MATERIAL PROVIDED -

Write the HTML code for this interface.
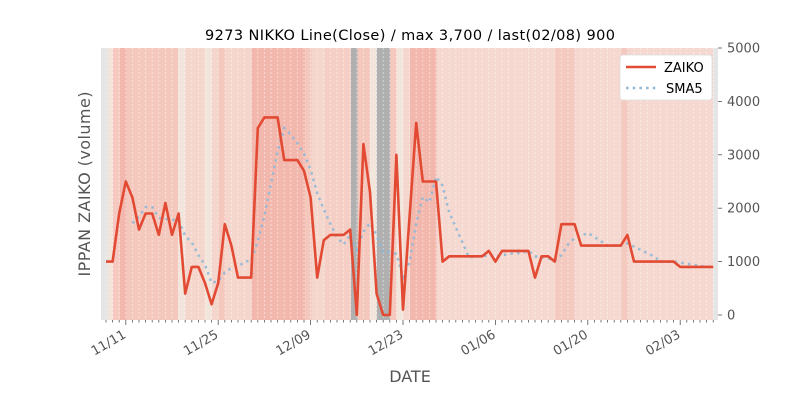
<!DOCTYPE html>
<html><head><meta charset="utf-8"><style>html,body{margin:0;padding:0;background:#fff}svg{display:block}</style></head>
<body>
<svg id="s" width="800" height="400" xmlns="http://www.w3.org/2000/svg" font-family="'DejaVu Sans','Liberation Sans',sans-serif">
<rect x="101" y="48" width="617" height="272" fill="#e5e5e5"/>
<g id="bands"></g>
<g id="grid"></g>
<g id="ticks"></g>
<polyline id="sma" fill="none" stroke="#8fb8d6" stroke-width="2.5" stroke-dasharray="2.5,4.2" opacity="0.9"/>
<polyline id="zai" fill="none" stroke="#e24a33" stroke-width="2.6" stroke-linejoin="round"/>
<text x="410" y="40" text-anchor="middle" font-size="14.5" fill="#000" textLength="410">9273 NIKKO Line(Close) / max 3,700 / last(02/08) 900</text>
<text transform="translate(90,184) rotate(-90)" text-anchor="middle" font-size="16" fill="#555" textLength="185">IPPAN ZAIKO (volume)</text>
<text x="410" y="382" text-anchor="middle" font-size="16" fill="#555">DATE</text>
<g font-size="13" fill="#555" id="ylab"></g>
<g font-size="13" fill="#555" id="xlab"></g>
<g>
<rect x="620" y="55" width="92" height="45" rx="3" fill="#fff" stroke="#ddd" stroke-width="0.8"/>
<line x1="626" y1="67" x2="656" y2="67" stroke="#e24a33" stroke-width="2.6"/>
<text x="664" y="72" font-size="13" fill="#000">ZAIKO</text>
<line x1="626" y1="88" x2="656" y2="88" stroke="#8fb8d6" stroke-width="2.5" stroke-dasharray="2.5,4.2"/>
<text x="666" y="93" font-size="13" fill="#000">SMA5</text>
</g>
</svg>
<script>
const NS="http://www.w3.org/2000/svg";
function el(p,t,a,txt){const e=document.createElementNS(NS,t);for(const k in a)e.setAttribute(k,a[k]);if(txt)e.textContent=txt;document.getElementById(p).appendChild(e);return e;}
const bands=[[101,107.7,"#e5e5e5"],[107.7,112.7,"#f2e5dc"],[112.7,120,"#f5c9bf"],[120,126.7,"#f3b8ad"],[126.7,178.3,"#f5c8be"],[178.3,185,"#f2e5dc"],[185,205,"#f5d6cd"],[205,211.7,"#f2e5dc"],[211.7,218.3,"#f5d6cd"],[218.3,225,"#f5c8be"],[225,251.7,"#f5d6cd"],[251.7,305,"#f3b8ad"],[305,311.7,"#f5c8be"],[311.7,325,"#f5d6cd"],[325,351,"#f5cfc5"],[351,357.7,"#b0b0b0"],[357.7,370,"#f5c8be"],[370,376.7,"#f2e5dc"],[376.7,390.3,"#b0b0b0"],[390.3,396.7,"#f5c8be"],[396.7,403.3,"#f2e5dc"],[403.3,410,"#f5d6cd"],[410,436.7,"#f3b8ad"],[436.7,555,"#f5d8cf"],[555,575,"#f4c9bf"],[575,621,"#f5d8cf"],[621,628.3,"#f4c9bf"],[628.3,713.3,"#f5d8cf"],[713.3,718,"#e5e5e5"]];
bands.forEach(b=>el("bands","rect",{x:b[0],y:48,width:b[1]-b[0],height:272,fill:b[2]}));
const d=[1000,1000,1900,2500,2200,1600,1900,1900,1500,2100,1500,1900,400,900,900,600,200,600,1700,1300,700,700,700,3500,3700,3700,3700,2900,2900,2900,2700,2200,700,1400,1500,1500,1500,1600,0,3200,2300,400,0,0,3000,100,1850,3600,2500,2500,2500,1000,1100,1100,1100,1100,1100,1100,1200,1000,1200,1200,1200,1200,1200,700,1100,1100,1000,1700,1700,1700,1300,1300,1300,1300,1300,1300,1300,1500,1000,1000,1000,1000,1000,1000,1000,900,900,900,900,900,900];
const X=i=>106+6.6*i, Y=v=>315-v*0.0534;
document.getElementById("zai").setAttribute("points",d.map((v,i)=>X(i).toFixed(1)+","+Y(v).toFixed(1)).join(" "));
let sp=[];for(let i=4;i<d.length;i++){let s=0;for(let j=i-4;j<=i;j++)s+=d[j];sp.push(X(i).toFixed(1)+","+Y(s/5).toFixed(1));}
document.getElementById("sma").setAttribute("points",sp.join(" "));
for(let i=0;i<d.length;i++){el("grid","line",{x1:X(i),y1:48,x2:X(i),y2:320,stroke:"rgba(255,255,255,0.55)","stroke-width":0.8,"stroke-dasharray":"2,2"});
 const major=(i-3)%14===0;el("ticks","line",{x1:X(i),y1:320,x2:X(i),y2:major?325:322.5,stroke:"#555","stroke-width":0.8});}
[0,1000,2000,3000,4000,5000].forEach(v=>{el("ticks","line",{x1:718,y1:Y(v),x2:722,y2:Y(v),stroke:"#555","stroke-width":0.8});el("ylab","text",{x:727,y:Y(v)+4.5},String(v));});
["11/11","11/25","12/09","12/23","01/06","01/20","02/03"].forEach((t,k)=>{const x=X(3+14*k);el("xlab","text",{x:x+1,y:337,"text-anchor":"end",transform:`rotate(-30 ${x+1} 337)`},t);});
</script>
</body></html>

* * *

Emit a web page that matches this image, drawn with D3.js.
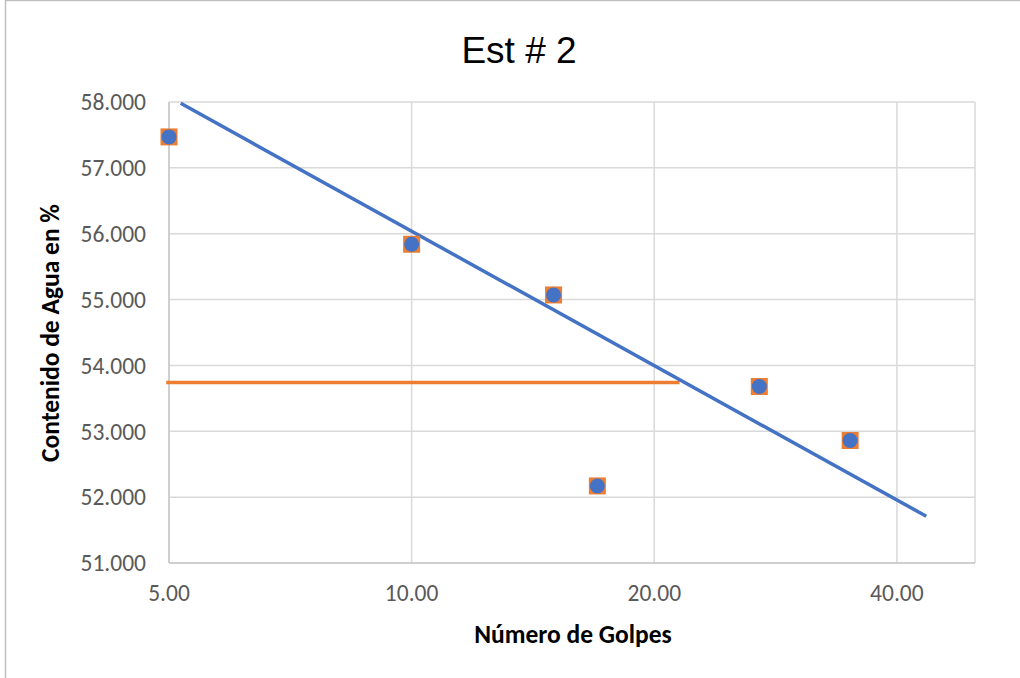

--

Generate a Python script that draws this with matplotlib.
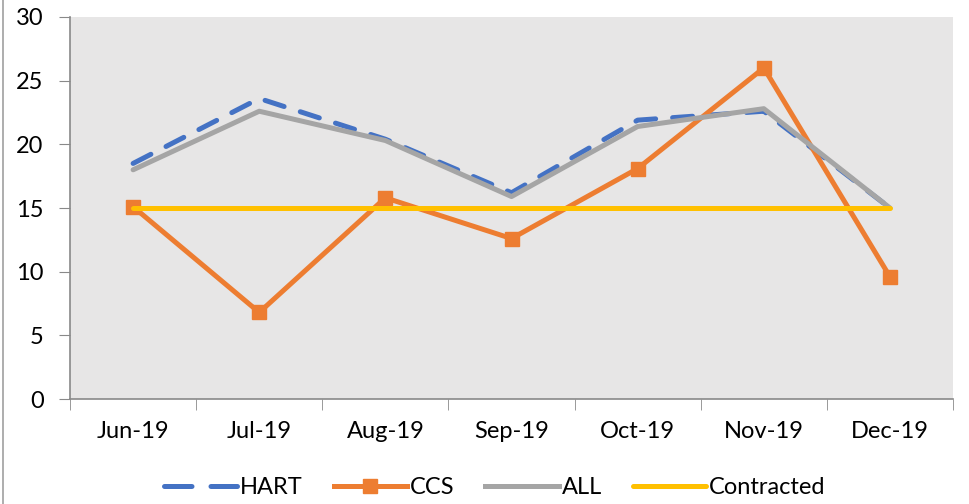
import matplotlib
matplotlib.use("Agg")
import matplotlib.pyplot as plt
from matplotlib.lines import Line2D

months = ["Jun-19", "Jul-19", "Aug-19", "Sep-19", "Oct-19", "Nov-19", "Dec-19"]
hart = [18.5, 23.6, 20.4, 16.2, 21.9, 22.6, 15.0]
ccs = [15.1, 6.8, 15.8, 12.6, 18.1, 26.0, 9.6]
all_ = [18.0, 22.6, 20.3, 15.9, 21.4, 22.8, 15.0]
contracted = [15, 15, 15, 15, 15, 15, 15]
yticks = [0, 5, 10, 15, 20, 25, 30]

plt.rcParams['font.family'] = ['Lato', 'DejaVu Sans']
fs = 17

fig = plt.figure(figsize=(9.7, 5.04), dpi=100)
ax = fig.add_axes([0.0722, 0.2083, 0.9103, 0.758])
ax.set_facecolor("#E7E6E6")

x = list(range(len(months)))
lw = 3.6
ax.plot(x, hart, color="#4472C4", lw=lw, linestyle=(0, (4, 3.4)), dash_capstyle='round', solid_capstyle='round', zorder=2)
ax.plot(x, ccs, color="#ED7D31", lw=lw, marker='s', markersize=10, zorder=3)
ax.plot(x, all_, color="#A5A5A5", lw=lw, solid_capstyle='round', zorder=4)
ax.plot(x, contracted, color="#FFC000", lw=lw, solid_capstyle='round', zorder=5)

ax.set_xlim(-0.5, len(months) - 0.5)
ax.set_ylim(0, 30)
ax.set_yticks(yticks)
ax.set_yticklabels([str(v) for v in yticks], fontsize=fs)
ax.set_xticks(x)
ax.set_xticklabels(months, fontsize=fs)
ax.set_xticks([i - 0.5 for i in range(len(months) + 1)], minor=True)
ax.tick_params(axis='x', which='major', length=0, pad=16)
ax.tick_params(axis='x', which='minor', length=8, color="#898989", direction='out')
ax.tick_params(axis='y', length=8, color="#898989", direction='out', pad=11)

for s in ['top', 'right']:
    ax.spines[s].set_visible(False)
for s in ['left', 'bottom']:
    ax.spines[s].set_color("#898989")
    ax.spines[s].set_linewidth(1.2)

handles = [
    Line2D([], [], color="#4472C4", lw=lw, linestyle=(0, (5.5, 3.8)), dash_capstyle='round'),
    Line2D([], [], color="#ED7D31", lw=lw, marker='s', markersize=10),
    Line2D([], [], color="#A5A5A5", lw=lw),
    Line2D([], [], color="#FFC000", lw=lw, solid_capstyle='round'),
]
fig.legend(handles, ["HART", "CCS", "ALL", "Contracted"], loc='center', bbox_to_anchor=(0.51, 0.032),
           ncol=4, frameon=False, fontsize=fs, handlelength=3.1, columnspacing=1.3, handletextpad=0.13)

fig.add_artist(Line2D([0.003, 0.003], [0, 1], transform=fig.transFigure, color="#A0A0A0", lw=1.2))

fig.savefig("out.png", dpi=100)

TASK DESCRIPTION - Out of the preceding entries, pull every line containing the string "this".

EXPECTED ANSWER -
Write the HTML code for this interface.
Emit a web page that matches this image, drawn with D3.js.
Generate a Python script that draws this with matplotlib.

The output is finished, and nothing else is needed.